By Garrett Hanneken
A man makes a deal with the devil, a classic scenario that always turns out poorly. Which is, unfortunately, how I felt about this issue. The Curse of Brimstone has the potential to be a roaring fire, but by the end of it, I felt a spark of something that could’ve been better.
The Curse of Brimstone begins with a city on the verge of becoming a ghost town and in it lies our main character, Joe Chamberlain. Joe is down on his luck. He has no money, he has no job, his car is breaking down, and his father is on disability. Things sure don’t look well for Joe, but he hopes things will pick up after he hitches a ride with a mysterious stranger.
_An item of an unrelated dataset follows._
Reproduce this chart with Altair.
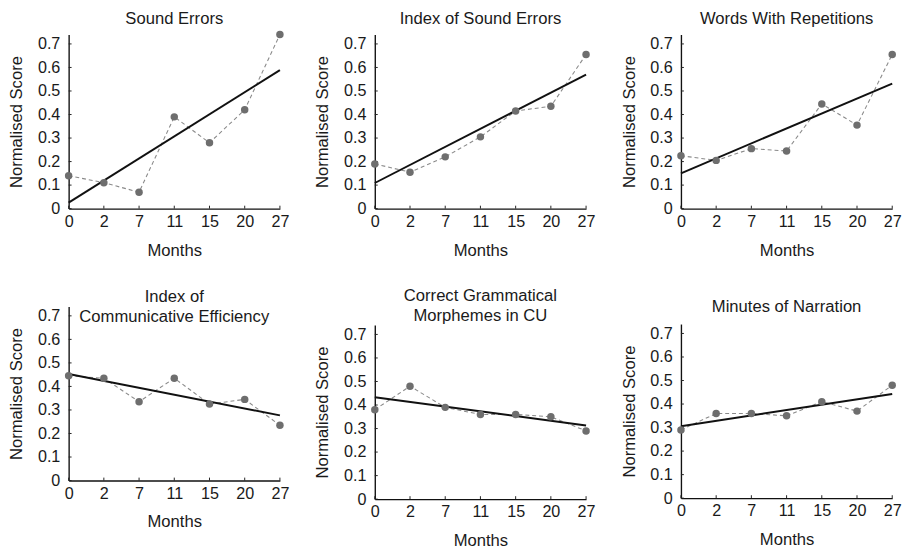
import altair as alt
import pandas as pd

MONTHS = ["0", "2", "7", "11", "15", "20", "27"]
Y_TICKS = [0.0, 0.1, 0.2, 0.3, 0.4, 0.5, 0.6, 0.7]

TITLES = [
    ["Sound Errors"],
    ["Index of Sound Errors"],
    ["Words With Repetitions"],
    ["Index of", "Communicative Efficiency"],
    ["Correct Grammatical", "Morphemes in CU"],
    ["Minutes of Narration"],
]

sound_errors = [0.14, 0.11, 0.07, 0.39, 0.28, 0.42, 0.74]
index_sound_errors = [0.19, 0.155, 0.22, 0.305, 0.415, 0.435, 0.655]
words_with_repetitions = [0.225, 0.205, 0.255, 0.245, 0.445, 0.355, 0.655]
index_comm_efficiency = [0.445, 0.435, 0.335, 0.435, 0.325, 0.345, 0.235]
correct_gram_morphemes = [0.38, 0.48, 0.39, 0.36, 0.36, 0.35, 0.29]
minutes_of_narration = [0.29, 0.36, 0.36, 0.35, 0.41, 0.37, 0.48]

FONT = "Liberation Sans, Arial, Helvetica, sans-serif"
TXT = "#1a1a1a"
W, H = 216, 178

label_expr = "[" + ",".join("'%s'" % m for m in MONTHS) + "][datum.value]"


def panel(values, title, title_offset=4):
    df = pd.DataFrame({"idx": list(range(len(MONTHS))), "score": values})
    x = alt.X(
        "idx:Q",
        scale=alt.Scale(domain=[0, len(MONTHS) - 1], nice=False, zero=False),
        axis=alt.Axis(
            values=list(range(len(MONTHS))),
            labelExpr=label_expr,
            labelFlush=False,
            title="Months",
            labelPadding=5,
            titlePadding=13,
        ),
    )
    y = alt.Y(
        "score:Q",
        scale=alt.Scale(domain=[0, 0.74], nice=False),
        axis=alt.Axis(
            values=Y_TICKS,
            format=".1~f",
            labelFlush=False,
            title="Normalised Score",
            labelPadding=9,
            titlePadding=12,
        ),
    )
    base = alt.Chart(df)
    dashed = base.mark_line(color="#8a8a8a", strokeDash=[4, 3], strokeWidth=1.1).encode(x=x, y=y)
    trend = (
        base.transform_regression("idx", "score")
        .mark_line(color="#111111", strokeWidth=2)
        .encode(x=x, y=y)
    )
    dots = base.mark_circle(color="#6e6e6e", size=58, opacity=1).encode(x=x, y=y)
    yticks = (
        alt.Chart(pd.DataFrame({"score": Y_TICKS}))
        .mark_rule(color="#222222", strokeWidth=1)
        .encode(y=y, x=alt.value(0), x2=alt.value(3))
    )
    xticks = (
        alt.Chart(pd.DataFrame({"idx": list(range(len(MONTHS)))}))
        .mark_rule(color="#222222", strokeWidth=1)
        .encode(x=x, y=alt.value(H), y2=alt.value(H - 3))
    )
    return alt.layer(yticks, xticks, dashed, trend, dots).properties(
        width=W,
        height=H,
        title=alt.TitleParams(
            text=title,
            fontSize=17,
            fontWeight="normal",
            font=FONT,
            color=TXT,
            anchor="middle",
            frame="group",
            lineHeight=21,
            offset=title_offset,
        ),
    )


p1 = panel(sound_errors, TITLES[0], title_offset=3)
p2 = panel(index_sound_errors, TITLES[1], title_offset=7)
p3 = panel(words_with_repetitions, TITLES[2], title_offset=7)
p4 = panel(index_comm_efficiency, TITLES[3], title_offset=-20)
p5 = panel(correct_gram_morphemes, TITLES[4], title_offset=0)
p6 = panel(minutes_of_narration, TITLES[5], title_offset=8)

col1 = alt.vconcat(p1, p4, spacing=30)
col2 = alt.vconcat(p2, p5, spacing=29)
col3 = alt.vconcat(p3, p6, spacing=41)

chart = (
    alt.hconcat(col1, col2, col3, spacing=25)
    .properties(padding={"left": 0, "top": -4, "right": 0, "bottom": 0})
    .configure_view(stroke=None)
    .configure_axis(
        grid=False,
        ticks=False,
        domainColor="#111111",
        domainWidth=1.4,
        labelFont=FONT,
        titleFont=FONT,
        labelFontSize=16.5,
        titleFontSize=17,
        titleFontWeight="normal",
        labelColor=TXT,
        titleColor=TXT,
    )
)

chart.save("out.html", embed_options={"renderer": "svg", "actions": False})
A stranger who promises to “fix” Joe’s disdain for the town that brought him nothing but misery.
The relation to Joe and his hatred for the town does pay off as to why he was chosen to be this stranger’s agent since he is filled with such rage. This is something that works for the story, but it doesn’t work by making the character likable.
This issue breaks Joe down to the point that I don’t empathize with him, but instead pity him. There is nothing redeeming about him other than the fact that he is trying, poorly, to help out his sister and father, but even then he ends up walking out on them. At first, Joe seems to blame everyone else for the problems he has rather than blaming himself. Fortunately, he finally puts some responsibility on his shoulders at the end during his discussion with the stranger, but it had me wondering why he was so social now when he seemed so distant earlier to people he actually knew.
As for the artwork, the panels filled with fire and Joe as the monstrous Brimstone were great to look at, but there was too little of it. Instead, we get a lot of character interaction and it all sort of revolves around Joe hating his town and his situation. With the town itself being boring it makes it difficult for the artist to draw an interesting and eye captivating scenery. For the most part, we get a town with little depth as a good chunk of the panels are filled with talking heads.
This comic may have done little for me, but I still believe this story has potential to pick up as Joe takes on the role of Brimstone. I might still recommend this comic for those that are intrigued by a darker DC character, but you still won’t get much of that here. Which is why the second issue needs to visually be stimulating, and Joe needs to be likable as Brimstone. If the next issue is able to make up for the dull town and pitiable character then there still might be fuel for the fire.